Papandreou was an early voice within the agency to push to regulate the private shuttles. He believes the pilot resolution passed in January is just the first step in regulating the shuttles.

“The physical fleet are too hulking and too big…people who bike find them really intimidating,” he added.

Papandreou said the tech shuttles should be more like urban buses with multiple doors to decrease the amount of time that they need to idle at Muni stops. If they were slightly smaller, they could significantly decrease the way their presence is felt in neighborhoods.

But Deakin says she thinks the companies won’t be receptive to the idea of smaller buses.

“Smaller vehicles would definitely cut down on noise,” said Deakin, who also explained that heavy vehicles have a greater impact on roads. “But smaller buses are not a great solution, they aren’t necessarily as comfortable.”

Deakin said that neighbors with noise complaints might be appeased if the shuttles’ routes were contained to major arteries and truck routes — an approach Papandreou says the SFMTA is researching.

“In Alamo Square we’ve banned tour buses at certain locations,” Papandreou said. “Weight is usually the key factor and their ability to turn in a street, if they’re too big to turn, we’d have to restrict them… there’s certain streets in the Mission, Noe Valley that are really, really narrow. As we’re updating our whole strategy, we’ll look at that…We can actually restrict certain areas, and they’ll get a fine if they go in them.”

For Shaheen, who is primarily interested in these shuttles’ ability to take cars off the street, their benefits should ideally be expanded to more people.

“I wonder, could these types of services be modeled so other people could access them and perhaps these other individuals wouldn’t need cars to commute?” Shaheen asked. “Could this be expanded to a much larger suite of individuals?”

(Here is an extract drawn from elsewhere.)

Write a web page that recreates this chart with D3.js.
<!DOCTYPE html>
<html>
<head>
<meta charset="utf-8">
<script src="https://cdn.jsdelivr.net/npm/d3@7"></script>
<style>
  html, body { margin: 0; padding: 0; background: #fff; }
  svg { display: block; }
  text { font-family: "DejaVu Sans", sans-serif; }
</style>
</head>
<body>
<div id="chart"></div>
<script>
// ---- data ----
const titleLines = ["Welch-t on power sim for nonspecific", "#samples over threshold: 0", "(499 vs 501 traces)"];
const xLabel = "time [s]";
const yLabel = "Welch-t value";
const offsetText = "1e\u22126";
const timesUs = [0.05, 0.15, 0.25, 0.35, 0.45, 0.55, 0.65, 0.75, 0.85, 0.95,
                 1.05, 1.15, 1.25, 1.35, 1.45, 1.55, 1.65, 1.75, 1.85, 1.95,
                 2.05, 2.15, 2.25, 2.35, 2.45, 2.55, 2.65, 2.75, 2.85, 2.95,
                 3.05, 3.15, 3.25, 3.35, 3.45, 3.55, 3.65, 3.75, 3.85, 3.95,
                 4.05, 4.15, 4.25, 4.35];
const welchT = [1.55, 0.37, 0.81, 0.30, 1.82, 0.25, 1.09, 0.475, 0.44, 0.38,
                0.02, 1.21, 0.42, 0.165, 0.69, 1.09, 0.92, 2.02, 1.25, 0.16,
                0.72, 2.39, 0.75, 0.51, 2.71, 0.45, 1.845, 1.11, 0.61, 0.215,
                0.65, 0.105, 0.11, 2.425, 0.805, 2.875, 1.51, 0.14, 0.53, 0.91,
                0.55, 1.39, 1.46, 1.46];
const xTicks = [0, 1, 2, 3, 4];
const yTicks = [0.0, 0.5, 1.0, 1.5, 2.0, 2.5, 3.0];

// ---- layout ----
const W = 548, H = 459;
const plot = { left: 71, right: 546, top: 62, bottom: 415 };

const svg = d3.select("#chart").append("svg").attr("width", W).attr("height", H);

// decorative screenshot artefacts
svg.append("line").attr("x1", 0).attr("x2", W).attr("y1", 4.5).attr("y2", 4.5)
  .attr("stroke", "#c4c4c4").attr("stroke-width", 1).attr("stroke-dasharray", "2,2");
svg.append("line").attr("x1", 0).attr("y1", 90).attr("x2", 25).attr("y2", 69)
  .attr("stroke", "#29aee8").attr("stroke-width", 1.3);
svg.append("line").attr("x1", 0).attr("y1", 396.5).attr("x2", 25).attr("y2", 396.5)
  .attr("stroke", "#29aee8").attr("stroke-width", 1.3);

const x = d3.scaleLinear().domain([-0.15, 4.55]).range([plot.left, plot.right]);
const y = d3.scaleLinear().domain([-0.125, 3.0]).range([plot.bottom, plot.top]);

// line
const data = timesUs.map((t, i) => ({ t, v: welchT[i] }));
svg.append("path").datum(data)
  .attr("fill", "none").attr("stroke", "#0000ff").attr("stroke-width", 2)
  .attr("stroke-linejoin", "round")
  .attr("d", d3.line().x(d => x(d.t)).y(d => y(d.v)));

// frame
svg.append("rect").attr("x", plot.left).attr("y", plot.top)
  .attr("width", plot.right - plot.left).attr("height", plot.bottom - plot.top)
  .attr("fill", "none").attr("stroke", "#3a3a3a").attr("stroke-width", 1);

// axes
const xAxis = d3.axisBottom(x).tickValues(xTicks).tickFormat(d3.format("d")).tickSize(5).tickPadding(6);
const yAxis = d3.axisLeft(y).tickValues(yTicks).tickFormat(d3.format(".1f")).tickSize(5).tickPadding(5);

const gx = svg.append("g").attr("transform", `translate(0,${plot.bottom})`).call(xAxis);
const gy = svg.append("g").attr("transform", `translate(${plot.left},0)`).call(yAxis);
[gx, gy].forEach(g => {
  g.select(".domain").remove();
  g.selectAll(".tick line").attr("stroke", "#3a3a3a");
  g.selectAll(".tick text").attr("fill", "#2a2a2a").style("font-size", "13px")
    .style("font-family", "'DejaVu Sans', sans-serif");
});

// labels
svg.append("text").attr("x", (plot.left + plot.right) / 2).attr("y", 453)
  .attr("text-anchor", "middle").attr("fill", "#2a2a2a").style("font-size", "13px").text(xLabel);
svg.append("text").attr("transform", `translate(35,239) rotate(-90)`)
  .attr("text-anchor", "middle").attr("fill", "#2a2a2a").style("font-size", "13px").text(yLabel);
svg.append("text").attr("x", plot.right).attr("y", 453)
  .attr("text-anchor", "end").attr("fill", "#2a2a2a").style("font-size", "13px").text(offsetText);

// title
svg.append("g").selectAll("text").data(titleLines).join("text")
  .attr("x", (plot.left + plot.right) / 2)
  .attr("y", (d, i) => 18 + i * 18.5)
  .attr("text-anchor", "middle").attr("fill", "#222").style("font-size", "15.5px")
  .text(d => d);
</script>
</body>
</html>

Papandreou is skeptical about whether a public system could be modeled after the private one.

“My real question is about a two-tiered transit system, is that something we want to support? These shuttles are already packed, if they open up to more people, they’ll be a high premium to pay, and then there’s still a two-tiered system,” Papandreou said.

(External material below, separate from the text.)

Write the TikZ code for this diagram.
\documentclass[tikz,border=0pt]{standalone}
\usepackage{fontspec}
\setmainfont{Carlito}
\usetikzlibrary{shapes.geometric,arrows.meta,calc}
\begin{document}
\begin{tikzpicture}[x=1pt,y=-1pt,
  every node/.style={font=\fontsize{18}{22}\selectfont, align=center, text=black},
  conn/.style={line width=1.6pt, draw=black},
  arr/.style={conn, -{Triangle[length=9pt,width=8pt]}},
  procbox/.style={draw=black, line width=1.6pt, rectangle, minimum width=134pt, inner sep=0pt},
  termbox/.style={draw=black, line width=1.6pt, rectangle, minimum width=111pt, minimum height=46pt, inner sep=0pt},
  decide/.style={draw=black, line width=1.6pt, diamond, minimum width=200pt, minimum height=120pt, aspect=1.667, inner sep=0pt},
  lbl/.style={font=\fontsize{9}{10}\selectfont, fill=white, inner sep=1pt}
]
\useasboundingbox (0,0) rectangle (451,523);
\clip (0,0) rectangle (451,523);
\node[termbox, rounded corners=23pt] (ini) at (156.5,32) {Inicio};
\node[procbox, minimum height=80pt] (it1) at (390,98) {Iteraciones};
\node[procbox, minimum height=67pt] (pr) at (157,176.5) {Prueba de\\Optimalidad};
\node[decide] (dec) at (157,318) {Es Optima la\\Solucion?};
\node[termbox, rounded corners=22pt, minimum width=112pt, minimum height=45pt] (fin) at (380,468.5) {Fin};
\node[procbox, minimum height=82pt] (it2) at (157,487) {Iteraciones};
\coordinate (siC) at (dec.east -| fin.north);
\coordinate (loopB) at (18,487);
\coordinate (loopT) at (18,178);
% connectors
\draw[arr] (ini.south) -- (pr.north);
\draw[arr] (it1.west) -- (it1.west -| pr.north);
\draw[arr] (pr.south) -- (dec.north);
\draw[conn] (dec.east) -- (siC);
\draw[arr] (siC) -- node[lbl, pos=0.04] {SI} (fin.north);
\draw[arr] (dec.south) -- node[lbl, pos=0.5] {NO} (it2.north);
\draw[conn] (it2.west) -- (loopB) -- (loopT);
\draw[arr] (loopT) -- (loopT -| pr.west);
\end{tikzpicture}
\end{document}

All the experts we talked to shared one common wish: in their ideal system, there would be more public options for every Bay Area commuter.

“Muni is a fantastic resource, we need to do what we can to improve it… but it’s the slowest major bus system in any major city,” Weinzimmer said. “If we could create a fantastic network that’s faster, the trade-off between private shuttles and public transit totally changes.”

“Ideally, we’d have a regional transit network so you don’t need these buses,” Papandreou said. “If that was run by a regional transit, this is moot. This conversation is over.”

Deakin cites Shanghai as a city that has a similar issue with large fleets of private company buses. She says it’s a bad transit model for San Francisco. In Shanghai, the rate of expansion outpaced the rate the city was able to build transit infrastructure, and private, company buses emerged to meet demand.

“In China, cities are totally clogged by company buses, and there’s lots of congestion,” Deakin said. “As Shanghai is expanding its buses, some companies are starting to think they don’t need all the private shuttles.”

Correction: A previous version of this article misspelled Timothy Papandreou’s name.